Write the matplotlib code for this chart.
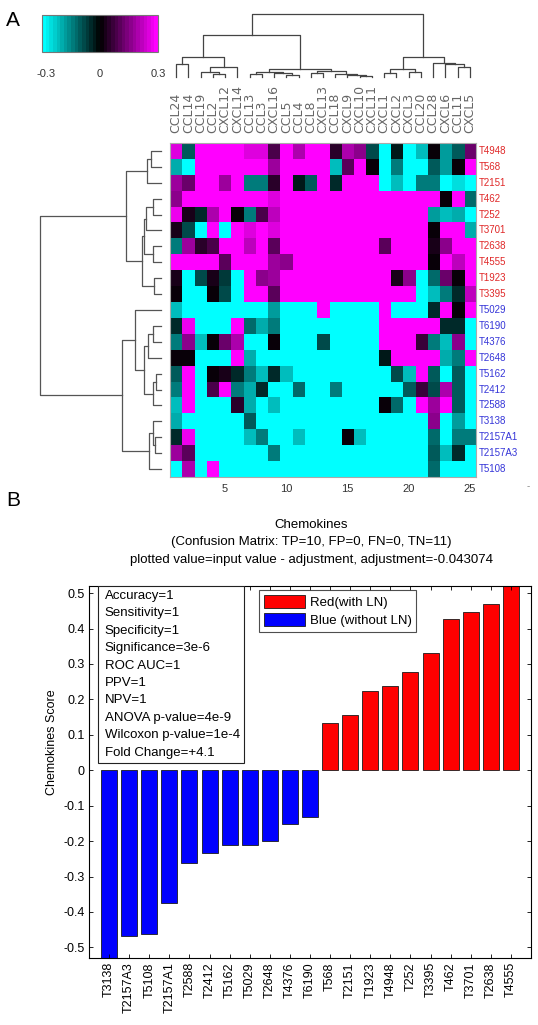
import numpy as np
import matplotlib
matplotlib.use('Agg')
import matplotlib.pyplot as plt
from matplotlib.colors import LinearSegmentedColormap
from matplotlib.patches import Rectangle, Patch
from matplotlib.transforms import blended_transform_factory

plt.rcParams['axes.unicode_minus'] = False
plt.rcParams['font.family'] = ['Liberation Sans', 'DejaVu Sans']

# ---------------- data ----------------
genes = ['CCL24', 'CCL14', 'CCL19', 'CCL2', 'CXCL12', 'CXCL14', 'CCL13', 'CCL3',
         'CXCL16', 'CCL5', 'CCL4', 'CCL8', 'CXCL13', 'CCL18', 'CXCL9', 'CXCL10',
         'CXCL11', 'CXCL1', 'CXCL2', 'CXCL3', 'CCL20', 'CCL28', 'CXCL6', 'CCL11', 'CXCL5']
samples = ['T4948', 'T568', 'T2151', 'T462', 'T252', 'T3701', 'T2638', 'T4555', 'T1923', 'T3395',
           'T5029', 'T6190', 'T4376', 'T2648', 'T5162', 'T2412', 'T2588', 'T3138', 'T2157A1',
           'T2157A3', 'T5108']
sample_group = ['red'] * 10 + ['blue'] * 11

heat = np.array([
    [.25, -.10, .30, .30, .30, .30, .25, .25, .08, .30, .20, .30, .30, .05, .20, .15, -.08, -.30, -.03, -.30, -.22, .00, -.18, -.10, .12],
    [-.20, -.30, .30, .30, .30, .30, .30, .30, .18, .30, .30, .30, .30, -.22, .10, .30, .00, -.30, -.15, -.30, -.30, -.10, -.18, .00, .30],
    [.18, .12, .30, .30, .18, .30, -.15, -.15, .04, .30, -.03, -.10, .30, -.04, .30, .30, .30, -.30, -.22, -.30, -.15, -.15, -.30, -.25, -.30],
    [.15, .30, .30, .30, .30, .30, .30, .30, .25, .30, .30, .30, .30, .30, .30, .30, .30, .30, .30, .30, .30, .30, .00, .30, -.12],
    [.28, .03, -.04, .20, .30, .00, -.15, .08, .22, .30, .30, .30, .30, .30, .30, .30, .30, .30, .30, .30, .30, -.18, -.22, -.20, -.30],
    [.03, -.08, -.30, .30, -.30, .30, .25, .30, .25, .30, .30, .30, .30, .30, .30, .30, .30, .30, .30, .30, .30, .00, .30, .30, -.20],
    [-.15, .18, .04, .08, .30, .30, .22, .30, .10, .30, .30, .30, .30, .30, .30, .30, .30, .10, .30, .30, .30, .03, .15, .30, .30],
    [.30, .30, .30, .30, .10, .30, .30, .30, .18, .15, .30, .30, .30, .30, .30, .30, .30, .30, .30, .30, .30, .00, .30, .22, .30],
    [.03, -.30, -.08, .03, -.06, -.30, .30, .15, .18, .30, .30, .30, .30, .30, .30, .30, .30, .30, .03, .15, -.30, -.12, .12, .00, .30],
    [.00, -.30, -.30, .00, -.08, -.30, .30, .30, .10, .30, .30, .30, .30, .30, .30, .30, .30, .30, .30, .30, -.30, -.22, -.15, -.04, .22],
    [-.22, -.30, -.30, -.30, -.30, -.30, -.30, -.30, -.18, -.30, -.30, -.30, .30, -.30, -.30, -.30, -.30, .30, -.30, -.30, -.30, -.04, .30, .00, .30],
    [-.04, .28, -.30, -.30, -.30, .30, -.12, -.20, -.14, -.30, -.30, -.30, -.30, -.30, -.30, -.30, -.30, .30, .30, .30, .30, .30, -.04, -.04, -.30],
    [-.15, .15, -.22, .00, .12, .20, -.30, -.30, .00, -.30, -.30, -.30, -.08, -.30, -.30, -.30, -.30, .30, .30, .30, .06, -.15, -.22, .15, -.30],
    [.00, .00, -.30, -.30, -.30, .30, -.20, -.30, -.30, -.30, -.30, -.30, -.30, -.30, -.30, -.30, -.30, -.03, .30, .30, .30, .30, -.20, -.15, .30],
    [-.10, .30, -.30, .00, .03, -.04, -.15, -.22, -.04, -.22, -.30, -.30, -.30, -.30, -.30, -.30, -.30, -.30, -.08, -.22, .30, -.10, -.30, -.10, -.30],
    [-.15, .30, -.30, .08, .30, -.15, -.20, -.04, -.30, -.30, -.12, -.30, -.30, -.15, -.30, -.30, -.30, -.30, -.30, -.10, .06, -.08, .20, -.10, -.30],
    [-.22, .30, -.30, -.30, -.30, .05, -.20, -.30, -.22, -.30, -.30, -.30, -.30, -.30, -.30, -.30, -.30, .00, -.12, -.30, .30, .18, .30, -.10, -.30],
    [-.20, -.30, -.30, -.30, -.30, -.30, -.10, -.30, -.30, -.30, -.30, -.30, -.30, -.30, -.30, -.30, -.30, -.30, -.30, -.30, -.30, .15, -.30, -.18, -.30],
    [-.04, .28, -.30, -.30, -.30, -.30, -.22, -.15, -.30, -.30, -.22, -.30, -.30, -.30, .00, -.22, -.30, -.30, -.30, -.30, -.30, -.12, -.30, -.15, -.15],
    [.18, .10, -.30, -.30, -.30, -.30, -.30, -.30, -.15, -.30, -.30, -.30, -.30, -.30, -.30, -.30, -.30, -.30, -.30, -.30, -.30, -.10, -.22, -.04, -.30],
    [-.30, .20, -.30, .30, -.30, -.30, -.30, -.30, -.30, -.30, -.30, -.30, -.30, -.30, -.30, -.30, -.30, -.30, -.30, -.30, -.30, -.12, -.30, -.30, -.30],
])

# dendrogram merges: (child_a, child_b, height); leaves 0..n-1, new nodes numbered n, n+1, ...
col_merges = [
    (3, 4, 0.05), (2, 25, 0.08), (26, 5, 0.16), (0, 1, 0.21), (28, 27, 0.31),
    (6, 7, 0.04), (9, 10, 0.03), (8, 31, 0.06), (30, 32, 0.08), (11, 12, 0.07),
    (15, 16, 0.02), (14, 35, 0.03), (13, 36, 0.04), (34, 37, 0.10), (33, 38, 0.13),
    (29, 39, 0.665), (17, 18, 0.06), (19, 20, 0.08), (41, 42, 0.12), (23, 24, 0.16),
    (22, 44, 0.20), (21, 45, 0.22), (43, 46, 0.31), (40, 47, 1.0),
]
row_merges = [
    (0, 1, 0.083), (21, 2, 0.117), (3, 4, 0.07), (23, 5, 0.12), (6, 7, 0.07),
    (24, 25, 0.139), (8, 9, 0.056), (26, 27, 0.153), (22, 28, 0.29), (11, 12, 0.07),
    (30, 13, 0.111), (14, 15, 0.042), (32, 16, 0.07), (31, 33, 0.139), (10, 34, 0.214),
    (18, 19, 0.05), (17, 36, 0.07), (37, 20, 0.097), (35, 38, 0.32), (29, 39, 1.0),
]

bar_labels = ['T3138', 'T2157A3', 'T5108', 'T2157A1', 'T2588', 'T2412', 'T5162', 'T5029',
              'T2648', 'T4376', 'T6190', 'T568', 'T2151', 'T1923', 'T4948', 'T252', 'T3395',
              'T462', 'T3701', 'T2638', 'T4555']
bar_values = [-0.54, -0.469, -0.463, -0.375, -0.263, -0.234, -0.212, -0.210, -0.201, -0.152,
              -0.132, 0.132, 0.157, 0.223, 0.239, 0.277, 0.330, 0.426, 0.446, 0.469, 0.53]
bar_group = ['blue'] * 11 + ['red'] * 10

stats_lines = ['Accuracy=1', 'Sensitivity=1', 'Specificity=1', 'Significance=3e-6',
               'ROC AUC=1', 'PPV=1', 'NPV=1', 'ANOVA p-value=4e-9',
               'Wilcoxon p-value=1e-4', 'Fold Change=+4.1']
title_lines = ['Chemokines', '(Confusion Matrix: TP=10, FP=0, FN=0, TN=11)',
               'plotted value=input value - adjustment, adjustment=-0.043074']
legend_labels = ['Red(with LN)', 'Blue (without LN)']

# ---------------- figure ----------------
W, H = 538, 1025
fig = plt.figure(figsize=(W / 100, H / 100), dpi=100)


def px_axes(x0, y0, x1, y1):
    return fig.add_axes([x0 / W, 1 - y1 / H, (x1 - x0) / W, (y1 - y0) / H])


def dendro_segments(merges, n):
    pos = {i: i + 1 for i in range(n)}
    hgt = {i: 0.0 for i in range(n)}
    segs = []
    for k, (a, b, h) in enumerate(merges):
        nid = n + k
        xa, xb = pos[a], pos[b]
        segs.append(([xa, xa, xb, xb], [hgt[a], h, h, hgt[b]]))
        pos[nid] = (xa + xb) / 2
        hgt[nid] = h
    return segs


cmap = LinearSegmentedColormap.from_list('cm', [(0, 1, 1), (0, 0, 0), (1, 0, 1)], N=32)
vmin, vmax = -0.3, 0.3
ncol, nrow = len(genes), len(samples)

# heatmap
axh = px_axes(170, 143, 476, 477)
im = axh.imshow(heat, cmap=cmap, vmin=vmin, vmax=vmax, aspect='auto', interpolation='nearest',
                extent=(0.5, ncol + 0.5, nrow + 0.5, 0.5))
axh.set_xticks([5, 10, 15, 20, 25])
axh.set_yticks([])
axh.tick_params(axis='x', length=0, pad=5, labelsize=8, labelcolor='#333333')
for s in axh.spines.values():
    s.set_color('#aaaaaa')
    s.set_linewidth(0.8)
trx = blended_transform_factory(axh.transData, axh.transAxes)
for i, g in enumerate(genes):
    axh.text(i + 1, 1 + 10 / 334, g, transform=trx, rotation=90, ha='center', va='bottom',
             fontsize=9, color='#666666', family=['DejaVu Sans'])
try_ = blended_transform_factory(axh.transAxes, axh.transData)
for i, s in enumerate(samples):
    axh.text(1 + 3 / 306, i + 1, s, transform=try_, ha='left', va='center', fontsize=7,
             color='#e02828' if sample_group[i] == 'red' else '#3535d8')
fig.text(528 / W, 1 - 486 / H, '-', fontsize=7, color='#888888', ha='center', va='center')

# top dendrogram
axt = px_axes(170, 14, 476, 77)
for xs, ys in dendro_segments(col_merges, ncol):
    axt.plot(xs, ys, color='#444444', lw=0.9, clip_on=False)
axt.set_xlim(0.5, ncol + 0.5)
axt.set_ylim(0, 1)
axt.axis('off')

# left dendrogram
axl = px_axes(40, 143, 161, 477)
for xs, ys in dendro_segments(row_merges, nrow):
    axl.plot(ys, xs, color='#555555', lw=0.9, clip_on=False)
axl.set_ylim(nrow + 0.5, 0.5)
axl.set_xlim(1, 0)
axl.axis('off')

# colorbar
axc = px_axes(42, 15, 158, 52)
cb = fig.colorbar(im, cax=axc, orientation='horizontal', ticks=[-0.28, 0, 0.3])
cb.ax.set_xticklabels(['-0.3', '0', '0.3'])
cb.ax.tick_params(length=0, pad=12, labelsize=8, labelcolor='#333333')
cb.outline.set_edgecolor('#777777')
cb.outline.set_linewidth(0.8)

fig.text(6 / W, 1 - 21 / H, 'A', fontsize=15, ha='left', va='center')
fig.text(6 / W, 1 - 501 / H, 'B', fontsize=15, ha='left', va='center')

# ---------------- bar chart ----------------
axb = px_axes(89, 586, 531, 958)
xpos = np.arange(1, len(bar_values) + 1)
cols = ['#0000ff' if g == 'blue' else '#ff0000' for g in bar_group]
axb.bar(xpos, bar_values, width=0.8, color=cols, edgecolor='#1a1a1a', linewidth=0.6)
axb.set_xlim(0, len(bar_values) + 1)
axb.set_ylim(-0.53, 0.52)
axb.set_xticks(xpos)
axb.set_xticklabels(bar_labels, rotation=90, fontsize=9)
yt = np.round(np.arange(-0.5, 0.51, 0.1), 1)
axb.set_yticks(yt)
axb.set_yticklabels(['%g' % v if abs(v) > 1e-9 else '0' for v in yt], fontsize=9)
axb.tick_params(direction='in', top=True, right=True, length=3, width=0.6, pad=3)
for s in axb.spines.values():
    s.set_linewidth(0.8)
axb.set_ylabel('Chemokines Score', fontsize=9)
axb.yaxis.set_label_coords(-0.07, 0.58)

for k, line in enumerate(title_lines):
    fig.text(311 / W, 1 - (525 + 17.5 * k) / H, line, fontsize=9.5, ha='center', va='center')

# stats box
axb.add_patch(Rectangle((0.0204, 0.524), 0.3303, 0.476, transform=axb.transAxes,
                        facecolor='white', edgecolor='#222222', lw=0.8, zorder=5))
for k, line in enumerate(stats_lines):
    axb.text(0.036, 1 - (4 + 17.4 * k) / 372, line, transform=axb.transAxes, fontsize=9.5,
             ha='left', va='top', zorder=6)

handles = [Patch(facecolor='#ff0000', edgecolor='#1a1a1a', lw=0.6),
           Patch(facecolor='#0000ff', edgecolor='#1a1a1a', lw=0.6)]
leg = axb.legend(handles, legend_labels, loc='upper left', bbox_to_anchor=(0.385, 0.989),
                 fontsize=9.5, frameon=True, fancybox=False, edgecolor='#222222',
                 handlelength=3.1, handleheight=1.2, handletextpad=0.4, borderpad=0.35,
                 labelspacing=0.3, borderaxespad=0)
leg.get_frame().set_linewidth(0.8)

fig.savefig('out.png', dpi=100)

--*--

Your task: Repeat only the lines from the beginning of the material through the line containing "plt.rcParams['font.family'] = ['Liberation", both ends kept, leaving pictures out.

Reply to the task:
Write the matplotlib code for this chart.
import numpy as np
import matplotlib
matplotlib.use('Agg')
import matplotlib.pyplot as plt
from matplotlib.colors import LinearSegmentedColormap
from matplotlib.patches import Rectangle, Patch
from matplotlib.transforms import blended_transform_factory

plt.rcParams['axes.unicode_minus'] = False
plt.rcParams['font.family'] = ['Liberation Sans', 'DejaVu Sans']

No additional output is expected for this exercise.